While demand continues to reduce, albeit still on an upward curve, this stock build will continue. Delegates heard that the Saudis' drive to retain market share by lowering prices and rejecting calls from OPEC to cut output has had an impact on the US frackers, with rig investment down by 60% in the last year. However, the deal negotiated with Iran over nuclear activity has seen their sanctions lifted and oil exports will re-commence this year with varying forecasts of supply volumes.
At present, geo-political events seem to be having little to no effect on market pricing which is in direct contrast to the previous five years. Current thinking is swayed by the massive oil stock overhang, reducing global demand and lack of any agreement to cut supply within OPEC or with other major producers such as Russia.
My take from IP Week is that "lower for longer" continues to be the consensus with a possibility that $20-$25 per barrel could appear during the early part of 2016. The majority, from instant polling, believed that $30-$35 would prevail for around six months and then move towards $40 and possibly $45. Very few projected a swift return to $60 per barrel as indicated by Bob Dudley of BP in his comments to the City.

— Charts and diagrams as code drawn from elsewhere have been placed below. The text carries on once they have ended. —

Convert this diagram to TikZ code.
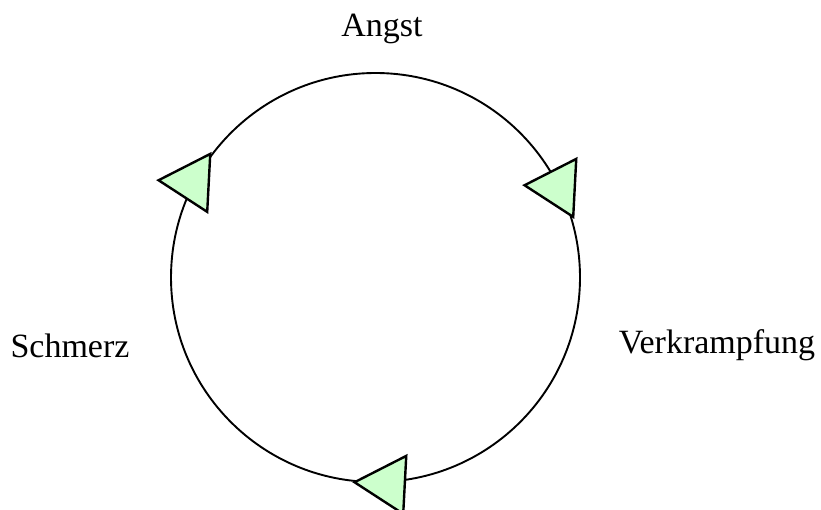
\documentclass[tikz,border=0pt]{standalone}
\usepackage{fontspec}
\setmainfont{Liberation Serif}
\usepackage{xcolor}
\usetikzlibrary{shapes.geometric}

\definecolor{palegreen}{HTML}{CCFFCC}

\begin{document}
\begin{tikzpicture}[x=1pt,y=-1pt,
  lbl/.style={font=\fontsize{34}{40}\selectfont,inner sep=0pt,anchor=base},
  arrowhead/.style={regular polygon,regular polygon sides=3,shape border rotate=87,
    minimum size=67pt,inner sep=0pt,draw,line width=2.4pt,fill=palegreen}]
\useasboundingbox (0,0) rectangle (821,510);
\node[circle,draw,line width=1.9pt,minimum size=409pt,inner sep=0pt] (ring) at (375.5,277.5) {};

\node[arrowhead] (tl) at (192,182) {};
\node[arrowhead] (tr) at (558,187) {};
\node[arrowhead] (bt) at (388,484) {};

\node[lbl] (angst) at (382,37) {Angst};
\node[lbl] (schmerz) at (70,357) {Schmerz};
\node[lbl] (verkr) at (717,353) {Verkrampfung};
\end{tikzpicture}
\end{document}
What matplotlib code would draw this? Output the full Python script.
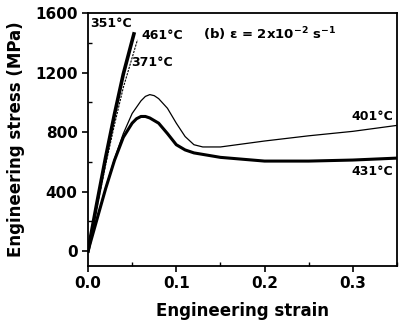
import numpy as np
import matplotlib
matplotlib.use("Agg")
import matplotlib.pyplot as plt
from matplotlib.ticker import MultipleLocator

plt.rcParams["font.family"] = "DejaVu Sans"
plt.rcParams["font.weight"] = "bold"
plt.rcParams["mathtext.default"] = "bf"

# stress-strain curves
strain_351 = [0, 0.01, 0.02, 0.03, 0.04, 0.052]
stress_351 = [0, 320, 630, 920, 1190, 1460]

strain_461 = [0, 0.01, 0.02, 0.03, 0.04, 0.056]
stress_461 = [0, 290, 580, 850, 1100, 1420]

strain_401 = [0, 0.01, 0.02, 0.03, 0.04, 0.05, 0.06, 0.065, 0.07, 0.075, 0.08, 0.09,
              0.10, 0.11, 0.12, 0.13, 0.15, 0.2, 0.25, 0.3, 0.35]
stress_401 = [0, 215, 425, 620, 790, 925, 1010, 1040, 1052, 1045, 1025, 960,
              860, 770, 715, 700, 700, 740, 775, 805, 845]

strain_431 = [0, 0.01, 0.02, 0.03, 0.04, 0.05, 0.055, 0.06, 0.065, 0.07, 0.08, 0.09,
              0.10, 0.11, 0.12, 0.13, 0.15, 0.2, 0.25, 0.3, 0.35]
stress_431 = [0, 210, 420, 610, 765, 860, 890, 905, 905, 895, 860, 790,
              715, 680, 660, 650, 630, 605, 605, 612, 625]

fig = plt.figure(figsize=(4, 3.2), dpi=100)
ax = fig.add_axes([0.22, 0.169, 0.7725, 0.79])

ax.plot(strain_351, stress_351, color="black", lw=2.6)
ax.plot(strain_461, stress_461, color="black", lw=0.8, ls=(0, (2, 1)))
ax.plot(strain_401, stress_401, color="black", lw=0.9)
ax.plot(strain_431, stress_431, color="black", lw=2.2)

ax.set_xlim(0, 0.35)
ax.set_ylim(-100, 1600)
ax.set_xticks([0.0, 0.1, 0.2, 0.3])
ax.set_yticks([0, 400, 800, 1200, 1600])
ax.xaxis.set_minor_locator(MultipleLocator(0.05))
ax.yaxis.set_minor_locator(MultipleLocator(200))
ax.tick_params(which="major", direction="out", length=4, width=1.2, labelsize=11)
ax.tick_params(which="minor", direction="in", length=3, width=1)
for s in ax.spines.values():
    s.set_linewidth(1.3)

ax.set_xlabel("Engineering strain", fontsize=12, fontweight="bold", labelpad=8)
ax.set_ylabel("Engineering stress (MPa)", fontsize=12, fontweight="bold", labelpad=7)

ax.text(0.002, 1530, "351°C", fontsize=9, fontweight="bold", va="center")
ax.text(0.06, 1450, "461°C", fontsize=9, fontweight="bold", va="center")
ax.text(0.049, 1265, "371°C", fontsize=9, fontweight="bold", va="center")
ax.text(0.13, 1460, r"(b) ε = 2x10$^{-2}$ s$^{-1}$", fontsize=9.5, fontweight="bold", va="center")
ax.text(0.346, 905, "401°C", fontsize=9, fontweight="bold", ha="right", va="center")
ax.text(0.346, 535, "431°C", fontsize=9, fontweight="bold", ha="right", va="center")

plt.savefig("out.png", dpi=100)
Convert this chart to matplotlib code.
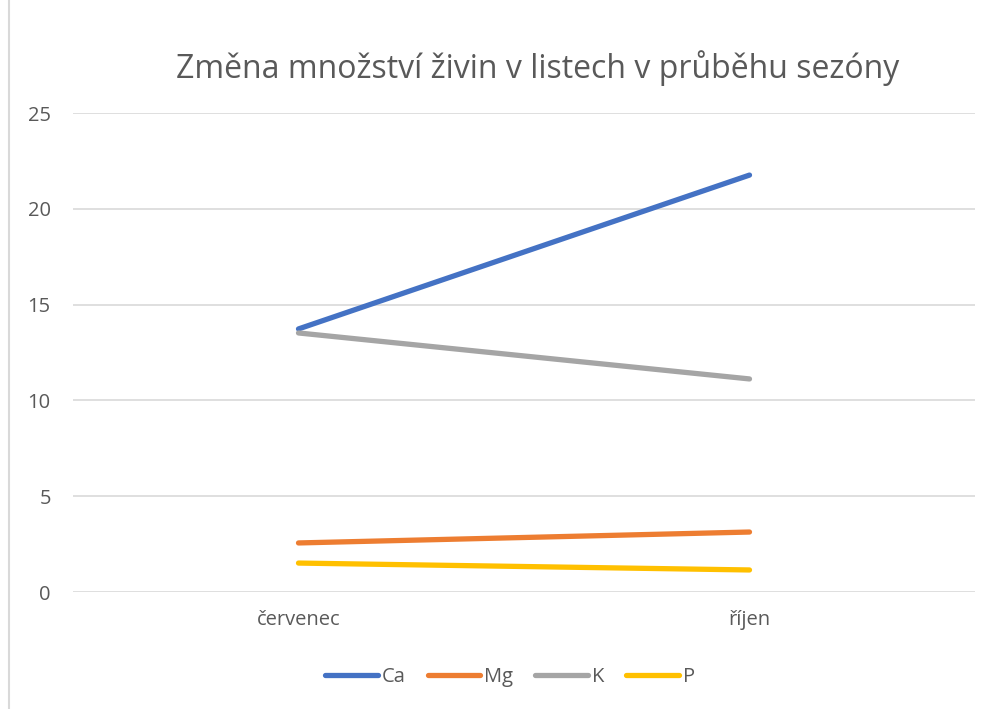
import matplotlib
matplotlib.use("Agg")
import matplotlib.pyplot as plt
from matplotlib.lines import Line2D

categories = ["červenec", "říjen"]
series_names = ["Ca", "Mg", "K", "P"]
ca = [13.73, 21.76]
mg = [2.56, 3.13]
k = [13.52, 11.12]
p = [1.51, 1.15]
colors = ["#4472C4", "#ED7D31", "#A5A5A5", "#FFC000"]
yticks = [0, 5, 10, 15, 20, 25]

plt.rcParams['font.family'] = ['Open Sans', 'DejaVu Sans']
W, H = 989, 709
fig = plt.figure(figsize=(W / 100, H / 100), dpi=100)
ax = fig.add_axes([73 / W, 1 - 592 / H, (975 - 73) / W, (592 - 113) / H])

x = list(range(len(categories)))
for name, vals, c in zip(series_names, [ca, mg, k, p], colors):
    ax.plot(x, vals, color=c, lw=3.8, solid_capstyle='round', label=name, zorder=3)

ax.set_xlim(-0.5, len(categories) - 0.5)
ax.set_ylim(0, 25)
ax.set_yticks(yticks)
ax.set_xticks(x)
ax.set_xticklabels(categories)
ax.grid(axis='y', color='#D9D9D9', lw=1.2)
ax.set_axisbelow(True)
for s in ax.spines.values():
    s.set_visible(False)
ax.tick_params(length=0, labelsize=14.5, colors='#595959')
ax.tick_params(axis='x', pad=13)
ax.tick_params(axis='y', pad=16)

fig.text(538 / W, 1 - 68 / H, "Změna množství živin v listech v průběhu sezóny",
         ha='center', va='center', fontsize=23, color='#595959')

handles = [Line2D([0], [0], color=c, lw=3.8, solid_capstyle='round') for c in colors]
fig.legend(handles, series_names, loc='center', bbox_to_anchor=(510 / W, 1 - 677 / H),
           ncol=4, frameon=False, fontsize=14.5, labelcolor='#595959',
           handlelength=2.6, handletextpad=0.2, columnspacing=1.1)

fig.add_artist(Line2D([9 / W, 9 / W], [0, 1], color='#D9D9D9', lw=1.5, transform=fig.transFigure))

fig.savefig("out.png", dpi=100, facecolor='white')
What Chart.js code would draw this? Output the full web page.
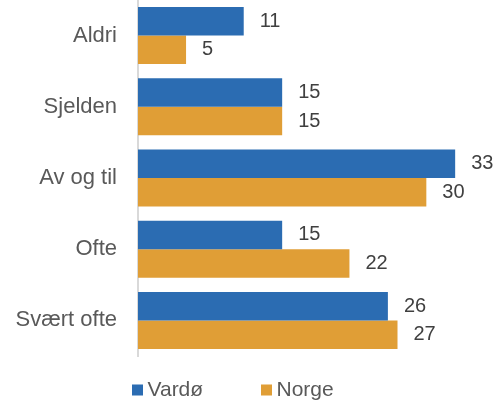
<!DOCTYPE html>
<html>
<head>
<meta charset="utf-8">
<script src="https://cdn.jsdelivr.net/npm/chart.js@4.4.1/dist/chart.umd.min.js"></script>
<style>
    html, body { margin: 0; padding: 0; background: #fff; }
    #wrap { width: 502px; height: 401px; }
</style>
</head>
<body>
<div id="wrap"><canvas id="myBarChart"></canvas></div>
<script>
var categories = ['Aldri', 'Sjelden', 'Av og til', 'Ofte', 'Svært ofte'];
var vardo = [11, 15, 33, 15, 26];
var norge = [5, 15, 30, 22, 27];
var seriesNames = ['Vardø', 'Norge'];
var seriesColors = ['#2B6CB2', '#E09E36'];

var fontFamily = "'Liberation Sans', Arial, sans-serif";

// numbers printed just right of each bar
var valueLabels = {
    id: 'valueLabels',
    afterDatasetsDraw: function(chart) {
        var ctx = chart.ctx;
        ctx.save();
        ctx.font = '20px ' + fontFamily;
        ctx.fillStyle = '#404040';
        ctx.textAlign = 'left';
        ctx.textBaseline = 'middle';
        chart.data.datasets.forEach(function(ds, i) {
            chart.getDatasetMeta(i).data.forEach(function(bar, j) {
                ctx.fillText(ds.data[j], bar.x + 16, bar.y);
            });
        });
        ctx.restore();
    }
};

// simple legend row under the plot
var bottomLegend = {
    id: 'bottomLegend',
    afterDraw: function(chart) {
        var ctx = chart.ctx;
        var x = 132, y = 390;
        ctx.save();
        ctx.font = '21px ' + fontFamily;
        ctx.textBaseline = 'middle';
        chart.data.datasets.forEach(function(ds) {
            ctx.fillStyle = ds.backgroundColor;
            ctx.fillRect(x, y - 5.5, 11, 11);
            ctx.fillStyle = '#595959';
            ctx.fillText(ds.label, x + 15.5, y);
            x += 129;
        });
        ctx.restore();
    }
};

var ctx = document.getElementById('myBarChart').getContext('2d');

var data = {
    labels: categories,
    datasets: [{
        label: seriesNames[0],
        data: vardo,
        backgroundColor: seriesColors[0],
        categoryPercentage: 0.8,
        barPercentage: 1
    }, {
        label: seriesNames[1],
        data: norge,
        backgroundColor: seriesColors[1],
        categoryPercentage: 0.8,
        barPercentage: 1
    }]
};

var options = {
    indexAxis: 'y',
    responsive: true,
    maintainAspectRatio: false,
    animation: false,
    layout: {
        padding: { left: 0, right: 18, top: 0, bottom: 45 }
    },
    plugins: {
        legend: { display: false },
        tooltip: { enabled: false }
    },
    scales: {
        x: {
            display: false,
            min: 0,
            max: 36
        },
        y: {
            grid: { display: false, drawTicks: false },
            border: { display: true, color: '#D9D9D9', width: 2 },
            ticks: {
                color: '#595959',
                padding: 21,
                font: { family: fontFamily, size: 22 }
            },
            afterFit: function(scale) {
                scale.width = 138; // fixed gutter for the category names
                scale.paddingTop = 0;
                scale.paddingBottom = 0;
            }
        }
    }
};

var myBarChart = new Chart(ctx, {
    type: 'bar',
    data: data,
    options: options,
    plugins: [valueLabels, bottomLegend]
});
</script>
</body>
</html>
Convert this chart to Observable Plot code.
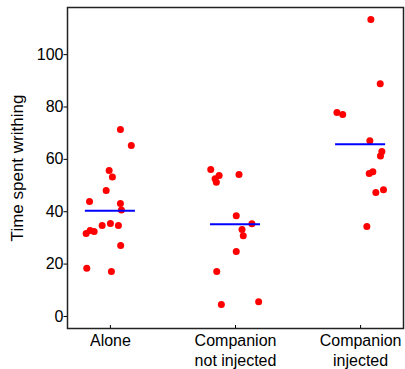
<!DOCTYPE html>
<html>
<head>
<meta charset="utf-8">
<script src="https://cdn.jsdelivr.net/npm/d3@7"></script>
<script src="https://cdn.jsdelivr.net/npm/@observablehq/plot@0.6"></script>
<style>
  html, body { margin: 0; padding: 0; background: white; }
</style>
</head>
<body>
<div id="chart"></div>
<script>
const categories = ["Alone", "Companion\nnot injected", "Companion\ninjected"];
const yTicks = [0, 20, 40, 60, 80, 100];
const yTitle = "Time spent writhing";

const aloneValues = [71.4, 65.3, 55.7, 53.3, 48.1, 43.9, 43.1, 40.7, 34.7, 35.5, 34.7, 32.8, 32.4, 31.7, 27.1, 18.4, 17.2];
const aloneJitter = [0.08, 0.167, -0.01, 0.016, -0.034, -0.167, 0.08, 0.088, -0.066, 0.0, 0.064, -0.162, -0.13, -0.194, 0.082, -0.189, 0.008];

const notInjectedValues = [56.1, 53.8, 52.6, 51.3, 54.2, 38.5, 35.4, 33.2, 30.8, 24.8, 17.2, 4.6, 5.6];
const notInjectedJitter = [-0.198, -0.131, -0.163, -0.153, 0.028, 0.006, 0.131, 0.052, 0.062, 0.006, -0.15, -0.113, 0.185];

const injectedValues = [113.4, 88.9, 77.9, 77.1, 67.1, 63.0, 61.3, 55.3, 54.6, 48.4, 47.3, 34.4];
const injectedJitter = [0.082, 0.157, -0.189, -0.143, 0.074, 0.17, 0.159, 0.098, 0.069, 0.183, 0.122, 0.05];

const groups = [
  {values: aloneValues, jitter: aloneJitter},
  {values: notInjectedValues, jitter: notInjectedJitter},
  {values: injectedValues, jitter: injectedJitter}
];

const points = groups.flatMap((g, i) =>
  g.values.map((v, j) => ({pos: i + 1 + g.jitter[j], value: v}))
);
const means = groups.map((g, i) => ({pos: i + 1, mean: d3.mean(g.values)}));

const chart = Plot.plot({
  width: 405,
  height: 369,
  marginLeft: 67,
  marginRight: 2,
  marginTop: 7,
  marginBottom: 41,
  style: {fontFamily: "'Liberation Sans', Arial, sans-serif", fontSize: "16px", color: "black", background: "white"},
  x: {domain: [0.657, 3.343], label: null},
  y: {domain: [-4.6, 118], label: null},
  marks: [
    Plot.frame({stroke: "#222", strokeWidth: 1.5}),
    Plot.axisY({ticks: yTicks, tickSize: 3.5, tickPadding: 0.5, fontSize: 16, label: null}),
    Plot.axisY({ticks: [], tickSize: 0, fontSize: 17, dy: -4,
      label: yTitle, labelAnchor: "center", labelOffset: 57, labelArrow: "none"}),
    Plot.axisX({ticks: [1, 2, 3], tickSize: 0, tickPadding: 4, fontSize: 16,
      tickFormat: (d) => categories[d - 1], lineHeight: 1.22, label: null}),
    Plot.axisX({ticks: [1, 2, 3], tickSize: 3, dy: -3, tickFormat: () => "", label: null}),
    Plot.dot(points, {x: "pos", y: "value", r: 3.5, fill: "#ff0000", stroke: "none"}),
    Plot.ruleY(means, {x1: (d) => d.pos - 0.2, x2: (d) => d.pos + 0.2, y: "mean", stroke: "#0000ff", strokeWidth: 2})
  ]
});
document.getElementById("chart").appendChild(chart);
</script>
</body>
</html>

Therefore we are more likely to see short-term rises in pump pricing from a media-hyped increase in fuel duty by the Chancellor on March 16 than from oil price changes. Low odds are available on a 2ppl increase to 59.95ppl at midnight on Budget day.
PRA has written to the Chancellor reminding him that petrol is tracking around 100ppl average across the UK, and may yet move lower, so a 2ppl duty increase could lift the total tax element towards 80% of the pump price. It was this threshold level in September 2000 which tipped hauliers and farmers into blockading fuel terminals and causing severe supply disruption. You are warned George!